Since many children will feel or act shy at some point during their childhood, how can you tell if your baby or young child is temperamentally inclined toward shyness? Parents of shy children say that they just knew -- and early on. "Maisy never engaged people on the street, and she'd turn her head away or bury her face into me so that people could not see her if they approached us," Hoffman says.
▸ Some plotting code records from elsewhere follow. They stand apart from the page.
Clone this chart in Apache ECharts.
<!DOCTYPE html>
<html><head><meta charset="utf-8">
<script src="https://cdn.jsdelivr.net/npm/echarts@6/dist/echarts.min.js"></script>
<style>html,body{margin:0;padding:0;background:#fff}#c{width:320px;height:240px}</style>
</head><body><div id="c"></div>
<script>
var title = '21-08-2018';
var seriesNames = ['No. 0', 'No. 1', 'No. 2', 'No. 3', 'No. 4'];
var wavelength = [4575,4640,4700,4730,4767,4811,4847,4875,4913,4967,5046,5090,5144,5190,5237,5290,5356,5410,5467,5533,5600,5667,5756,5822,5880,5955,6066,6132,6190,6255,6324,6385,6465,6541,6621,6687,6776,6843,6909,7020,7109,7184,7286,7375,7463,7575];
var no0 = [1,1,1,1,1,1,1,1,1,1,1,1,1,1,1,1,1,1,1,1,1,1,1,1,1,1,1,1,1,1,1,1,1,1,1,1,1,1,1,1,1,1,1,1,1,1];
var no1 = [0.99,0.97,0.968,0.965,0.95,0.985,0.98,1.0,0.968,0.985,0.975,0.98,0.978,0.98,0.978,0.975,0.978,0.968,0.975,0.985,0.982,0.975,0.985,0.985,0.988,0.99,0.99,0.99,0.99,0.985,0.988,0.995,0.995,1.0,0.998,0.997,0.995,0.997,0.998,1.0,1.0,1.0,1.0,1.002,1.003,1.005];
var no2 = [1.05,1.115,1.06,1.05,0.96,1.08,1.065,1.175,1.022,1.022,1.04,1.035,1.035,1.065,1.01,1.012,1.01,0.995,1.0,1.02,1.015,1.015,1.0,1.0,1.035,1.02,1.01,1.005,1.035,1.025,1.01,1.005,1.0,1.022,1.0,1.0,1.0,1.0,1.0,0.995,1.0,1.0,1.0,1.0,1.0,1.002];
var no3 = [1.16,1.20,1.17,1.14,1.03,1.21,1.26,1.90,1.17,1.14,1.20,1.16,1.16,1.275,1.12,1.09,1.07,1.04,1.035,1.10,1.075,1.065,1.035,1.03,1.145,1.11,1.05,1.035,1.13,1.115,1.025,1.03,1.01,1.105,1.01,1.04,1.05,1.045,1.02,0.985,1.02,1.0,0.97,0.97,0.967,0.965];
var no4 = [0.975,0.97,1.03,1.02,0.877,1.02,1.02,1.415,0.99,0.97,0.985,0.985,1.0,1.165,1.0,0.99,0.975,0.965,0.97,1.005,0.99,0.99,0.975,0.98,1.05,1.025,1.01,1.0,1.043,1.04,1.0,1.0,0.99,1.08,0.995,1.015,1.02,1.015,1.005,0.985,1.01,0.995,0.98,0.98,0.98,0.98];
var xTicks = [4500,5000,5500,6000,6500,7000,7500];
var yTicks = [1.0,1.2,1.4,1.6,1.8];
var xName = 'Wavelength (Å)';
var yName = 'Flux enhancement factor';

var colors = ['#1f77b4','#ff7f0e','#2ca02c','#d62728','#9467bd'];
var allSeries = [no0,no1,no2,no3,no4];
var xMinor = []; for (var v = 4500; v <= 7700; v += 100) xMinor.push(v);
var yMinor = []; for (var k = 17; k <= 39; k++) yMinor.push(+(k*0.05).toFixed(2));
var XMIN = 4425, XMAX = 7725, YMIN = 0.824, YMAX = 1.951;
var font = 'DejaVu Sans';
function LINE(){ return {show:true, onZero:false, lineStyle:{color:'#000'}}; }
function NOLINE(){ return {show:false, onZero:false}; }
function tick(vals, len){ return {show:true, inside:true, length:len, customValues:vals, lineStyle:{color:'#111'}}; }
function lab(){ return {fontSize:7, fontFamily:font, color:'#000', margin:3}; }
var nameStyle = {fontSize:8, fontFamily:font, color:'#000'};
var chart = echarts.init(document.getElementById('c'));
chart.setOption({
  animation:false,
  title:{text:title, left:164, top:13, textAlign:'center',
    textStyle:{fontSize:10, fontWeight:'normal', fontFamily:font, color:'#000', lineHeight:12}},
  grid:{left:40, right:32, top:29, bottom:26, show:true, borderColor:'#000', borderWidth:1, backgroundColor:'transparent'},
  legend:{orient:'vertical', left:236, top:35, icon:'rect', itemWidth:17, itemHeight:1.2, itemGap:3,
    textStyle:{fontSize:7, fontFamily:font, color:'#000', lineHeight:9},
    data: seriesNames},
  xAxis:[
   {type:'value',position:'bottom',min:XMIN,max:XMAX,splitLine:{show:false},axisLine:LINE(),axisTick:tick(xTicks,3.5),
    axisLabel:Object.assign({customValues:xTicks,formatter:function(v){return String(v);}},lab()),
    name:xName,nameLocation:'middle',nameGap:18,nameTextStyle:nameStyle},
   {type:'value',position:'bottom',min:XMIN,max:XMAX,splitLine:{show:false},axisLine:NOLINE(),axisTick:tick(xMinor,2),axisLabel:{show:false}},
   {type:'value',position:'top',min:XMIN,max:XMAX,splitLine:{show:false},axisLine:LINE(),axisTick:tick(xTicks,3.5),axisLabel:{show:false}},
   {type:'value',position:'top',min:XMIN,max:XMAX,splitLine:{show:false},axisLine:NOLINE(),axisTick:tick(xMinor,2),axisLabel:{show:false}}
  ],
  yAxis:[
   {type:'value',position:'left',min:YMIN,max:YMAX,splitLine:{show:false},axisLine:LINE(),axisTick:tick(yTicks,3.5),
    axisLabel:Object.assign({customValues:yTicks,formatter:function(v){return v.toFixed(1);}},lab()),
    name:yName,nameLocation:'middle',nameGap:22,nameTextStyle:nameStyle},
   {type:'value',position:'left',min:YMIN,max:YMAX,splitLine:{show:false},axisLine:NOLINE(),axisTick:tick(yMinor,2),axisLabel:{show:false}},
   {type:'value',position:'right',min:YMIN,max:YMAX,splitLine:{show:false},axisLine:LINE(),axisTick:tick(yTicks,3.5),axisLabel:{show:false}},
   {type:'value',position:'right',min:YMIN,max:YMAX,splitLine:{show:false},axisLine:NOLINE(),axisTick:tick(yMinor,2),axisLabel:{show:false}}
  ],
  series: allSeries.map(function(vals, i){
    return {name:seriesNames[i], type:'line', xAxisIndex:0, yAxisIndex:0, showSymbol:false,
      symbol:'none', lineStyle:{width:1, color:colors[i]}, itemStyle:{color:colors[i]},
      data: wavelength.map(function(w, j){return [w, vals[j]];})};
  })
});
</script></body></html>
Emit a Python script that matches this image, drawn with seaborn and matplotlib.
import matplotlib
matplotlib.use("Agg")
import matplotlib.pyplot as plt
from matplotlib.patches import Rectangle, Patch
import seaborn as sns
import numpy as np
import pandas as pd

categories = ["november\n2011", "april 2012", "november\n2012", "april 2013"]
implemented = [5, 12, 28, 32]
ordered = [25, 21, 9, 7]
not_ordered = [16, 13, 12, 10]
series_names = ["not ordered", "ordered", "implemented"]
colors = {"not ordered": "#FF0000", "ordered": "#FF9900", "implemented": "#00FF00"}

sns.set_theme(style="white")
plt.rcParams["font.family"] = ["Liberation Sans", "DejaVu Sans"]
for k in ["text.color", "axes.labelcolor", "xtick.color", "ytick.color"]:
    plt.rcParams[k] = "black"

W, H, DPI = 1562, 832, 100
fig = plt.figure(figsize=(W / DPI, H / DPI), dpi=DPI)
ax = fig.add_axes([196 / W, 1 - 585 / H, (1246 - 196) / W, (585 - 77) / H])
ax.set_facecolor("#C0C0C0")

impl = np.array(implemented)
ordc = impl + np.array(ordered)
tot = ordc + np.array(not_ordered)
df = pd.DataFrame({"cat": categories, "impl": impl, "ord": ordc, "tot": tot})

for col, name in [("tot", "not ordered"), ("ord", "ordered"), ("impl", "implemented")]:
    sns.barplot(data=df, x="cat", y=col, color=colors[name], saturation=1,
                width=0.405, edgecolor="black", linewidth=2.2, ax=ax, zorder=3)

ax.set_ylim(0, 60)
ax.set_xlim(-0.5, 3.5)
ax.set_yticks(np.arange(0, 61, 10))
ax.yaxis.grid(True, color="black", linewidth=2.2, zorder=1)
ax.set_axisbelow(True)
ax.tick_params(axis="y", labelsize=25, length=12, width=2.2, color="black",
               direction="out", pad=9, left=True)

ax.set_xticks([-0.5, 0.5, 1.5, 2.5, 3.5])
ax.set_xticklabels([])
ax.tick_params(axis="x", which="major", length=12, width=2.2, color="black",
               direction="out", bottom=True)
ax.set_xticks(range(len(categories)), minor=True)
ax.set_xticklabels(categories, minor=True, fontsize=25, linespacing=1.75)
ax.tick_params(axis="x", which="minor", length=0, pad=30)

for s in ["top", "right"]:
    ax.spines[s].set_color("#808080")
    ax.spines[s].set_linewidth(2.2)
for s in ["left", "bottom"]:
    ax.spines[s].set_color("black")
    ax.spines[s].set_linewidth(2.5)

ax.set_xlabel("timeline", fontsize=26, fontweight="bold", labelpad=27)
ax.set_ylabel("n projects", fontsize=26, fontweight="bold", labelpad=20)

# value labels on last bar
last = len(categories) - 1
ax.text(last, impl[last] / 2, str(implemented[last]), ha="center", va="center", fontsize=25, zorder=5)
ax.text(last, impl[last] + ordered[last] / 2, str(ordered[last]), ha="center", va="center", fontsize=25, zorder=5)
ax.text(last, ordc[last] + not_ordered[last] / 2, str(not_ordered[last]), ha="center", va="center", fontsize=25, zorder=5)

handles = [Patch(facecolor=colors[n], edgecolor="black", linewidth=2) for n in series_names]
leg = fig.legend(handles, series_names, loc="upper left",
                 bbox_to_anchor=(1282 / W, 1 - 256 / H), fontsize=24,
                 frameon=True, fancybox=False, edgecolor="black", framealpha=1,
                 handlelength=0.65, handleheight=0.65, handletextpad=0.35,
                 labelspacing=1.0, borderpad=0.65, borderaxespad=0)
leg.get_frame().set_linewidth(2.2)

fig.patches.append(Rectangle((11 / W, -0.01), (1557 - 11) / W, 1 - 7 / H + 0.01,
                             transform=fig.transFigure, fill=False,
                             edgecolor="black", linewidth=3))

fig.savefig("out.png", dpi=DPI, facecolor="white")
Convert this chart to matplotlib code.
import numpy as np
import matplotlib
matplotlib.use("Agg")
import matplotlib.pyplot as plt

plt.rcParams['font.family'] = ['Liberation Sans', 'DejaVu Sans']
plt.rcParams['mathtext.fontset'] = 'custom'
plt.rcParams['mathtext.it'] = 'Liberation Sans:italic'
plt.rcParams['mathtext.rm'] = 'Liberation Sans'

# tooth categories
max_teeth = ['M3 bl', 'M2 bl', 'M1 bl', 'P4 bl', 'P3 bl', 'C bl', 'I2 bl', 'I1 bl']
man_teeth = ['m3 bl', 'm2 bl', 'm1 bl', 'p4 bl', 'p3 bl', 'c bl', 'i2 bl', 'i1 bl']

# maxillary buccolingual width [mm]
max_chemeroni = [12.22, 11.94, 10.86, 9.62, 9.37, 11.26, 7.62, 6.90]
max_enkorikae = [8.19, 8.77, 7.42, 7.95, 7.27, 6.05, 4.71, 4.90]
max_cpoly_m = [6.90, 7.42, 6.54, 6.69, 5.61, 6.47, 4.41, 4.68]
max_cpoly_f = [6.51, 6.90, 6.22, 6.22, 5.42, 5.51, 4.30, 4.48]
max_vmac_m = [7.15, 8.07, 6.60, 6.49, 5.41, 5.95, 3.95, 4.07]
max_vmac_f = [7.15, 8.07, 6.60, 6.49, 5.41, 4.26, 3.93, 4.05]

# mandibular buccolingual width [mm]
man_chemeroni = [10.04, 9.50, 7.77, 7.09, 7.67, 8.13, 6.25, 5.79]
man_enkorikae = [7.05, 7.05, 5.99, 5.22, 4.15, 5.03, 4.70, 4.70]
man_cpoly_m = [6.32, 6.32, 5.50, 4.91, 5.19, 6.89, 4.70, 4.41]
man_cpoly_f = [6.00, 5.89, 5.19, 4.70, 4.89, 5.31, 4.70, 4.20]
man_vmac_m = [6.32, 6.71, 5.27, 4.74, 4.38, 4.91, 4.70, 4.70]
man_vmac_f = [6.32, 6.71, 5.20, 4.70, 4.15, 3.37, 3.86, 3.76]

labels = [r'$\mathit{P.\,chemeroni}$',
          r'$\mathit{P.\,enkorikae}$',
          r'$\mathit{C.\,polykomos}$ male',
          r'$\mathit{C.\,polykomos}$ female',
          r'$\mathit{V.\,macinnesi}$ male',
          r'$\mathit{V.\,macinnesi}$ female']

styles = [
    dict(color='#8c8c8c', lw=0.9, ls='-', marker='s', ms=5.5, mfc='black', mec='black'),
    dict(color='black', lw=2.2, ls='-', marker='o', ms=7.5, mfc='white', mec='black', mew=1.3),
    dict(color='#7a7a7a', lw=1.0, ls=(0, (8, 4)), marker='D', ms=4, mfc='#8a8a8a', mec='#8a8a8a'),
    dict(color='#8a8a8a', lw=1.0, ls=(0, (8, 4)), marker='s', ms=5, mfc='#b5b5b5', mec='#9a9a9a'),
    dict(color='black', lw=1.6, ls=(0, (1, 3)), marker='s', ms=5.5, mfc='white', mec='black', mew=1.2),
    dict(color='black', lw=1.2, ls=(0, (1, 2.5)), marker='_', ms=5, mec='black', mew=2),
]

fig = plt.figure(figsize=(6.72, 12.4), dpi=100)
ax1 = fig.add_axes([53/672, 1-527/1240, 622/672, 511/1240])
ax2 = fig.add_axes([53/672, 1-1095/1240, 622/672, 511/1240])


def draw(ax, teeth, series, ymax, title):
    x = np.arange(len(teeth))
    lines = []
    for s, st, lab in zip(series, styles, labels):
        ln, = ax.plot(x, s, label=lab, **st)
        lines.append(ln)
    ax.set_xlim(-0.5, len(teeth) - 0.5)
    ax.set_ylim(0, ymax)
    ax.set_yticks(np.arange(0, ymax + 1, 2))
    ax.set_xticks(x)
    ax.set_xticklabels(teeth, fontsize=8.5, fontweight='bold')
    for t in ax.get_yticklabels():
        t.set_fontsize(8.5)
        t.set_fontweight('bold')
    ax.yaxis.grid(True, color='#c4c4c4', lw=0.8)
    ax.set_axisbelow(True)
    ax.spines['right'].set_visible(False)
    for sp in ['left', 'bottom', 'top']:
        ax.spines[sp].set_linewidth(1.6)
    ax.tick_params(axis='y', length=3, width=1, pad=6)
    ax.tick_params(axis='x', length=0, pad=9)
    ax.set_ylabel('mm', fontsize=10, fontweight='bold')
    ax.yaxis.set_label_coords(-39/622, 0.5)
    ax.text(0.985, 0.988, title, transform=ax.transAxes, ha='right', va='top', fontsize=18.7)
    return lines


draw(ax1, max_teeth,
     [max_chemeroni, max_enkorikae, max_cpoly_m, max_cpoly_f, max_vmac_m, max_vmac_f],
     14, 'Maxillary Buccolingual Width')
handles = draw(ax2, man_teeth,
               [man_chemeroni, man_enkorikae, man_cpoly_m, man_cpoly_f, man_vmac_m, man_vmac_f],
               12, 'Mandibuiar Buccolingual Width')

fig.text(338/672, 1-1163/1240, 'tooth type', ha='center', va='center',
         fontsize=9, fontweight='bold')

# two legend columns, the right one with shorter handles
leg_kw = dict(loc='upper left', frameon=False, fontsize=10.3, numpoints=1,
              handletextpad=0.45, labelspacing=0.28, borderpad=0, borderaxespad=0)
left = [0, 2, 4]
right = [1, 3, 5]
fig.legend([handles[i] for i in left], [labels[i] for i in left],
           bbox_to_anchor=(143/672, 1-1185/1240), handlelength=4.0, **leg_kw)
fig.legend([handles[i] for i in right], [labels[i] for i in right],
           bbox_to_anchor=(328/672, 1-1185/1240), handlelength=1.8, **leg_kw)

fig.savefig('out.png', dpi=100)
Stranger anxiety and separation anxiety can create shy behavior, but a truly shy baby or toddler won't be wary only of new people or upset when you leave. She'll also be less willing to reach for a new toy and more reluctant to be put down in a strange place, and she'll continue to be cautious as she gets older. "There are three things we look for with shyness," says Barbara Markway, PhD, author of Nurturing the Shy Child (St. Martin's). "There's behavior -- avoiding eye contact, turning the head away, or hiding behind the mother. There are physical manifestations of anxiety -- heart racing, blushing, or crying or thrashing about for a baby. And finally, there are thoughts and feelings. Older kids say things like, 'Everyone's staring at me' or 'I don't know what to say.' It doesn't go away either. It's an enduring, recurring thing."
Parenting the Shy Child
Some parents feel that it's important to accept a shy child the way she is. Others focus more on teaching a child to interact more comfortably in social situations. Ultimately, it's best to combine support with encouragement. "The goal is not to eliminate shyness but to help the child work within her own personality to do the things she wants to do," Markway says. Some techniques to help your child:
- Show him the way. Other parents may be sitting on the benches while you join in at the sandbox, but if your child needs you there so he'll feel safe, it's worth a little sand in your shoes.
- Set the stage. Encourage family and friends to work with your child. Tell them that she's shy or slow to warm up. Ask them to give her time to observe and adjust to a new situation.
- Find a balance. "Take your child's social temperature," says Gilbert. "You don't want to remove a child from every uncomfortable situation. Learning to deal with anxiety is part of life." However, if it's two hours into a party and she hasn't left your side, it's time to go home. Once there, help by giving her words to use when joining another child at play. She may never be at the center of Pin the Tail on the Donkey, but she can learn to take a turn -- if she wants to.
- Help your child discover his strengths. "Elliot is a great observer of people," says Laura Gasiorek, of Greensboro, North Carolina, regarding her shy son, 3. "He understands their personalities and emotions because he's not talking; he's looking and thinking. He actually relates really well to his peers." As you help your child to become more socially adept, remind him that you're teaching these skills so that he'll feel more comfortable and be able to enjoy himself, not because you wish he were different.
"Not every child has to be a social butterfly," says Markway, and Hoffman agrees. "I was shy, and Maisy is shy, and it's not a bad thing," she says. "I just wish I'd accepted her the way she is sooner and not worried about what everyone else thinks."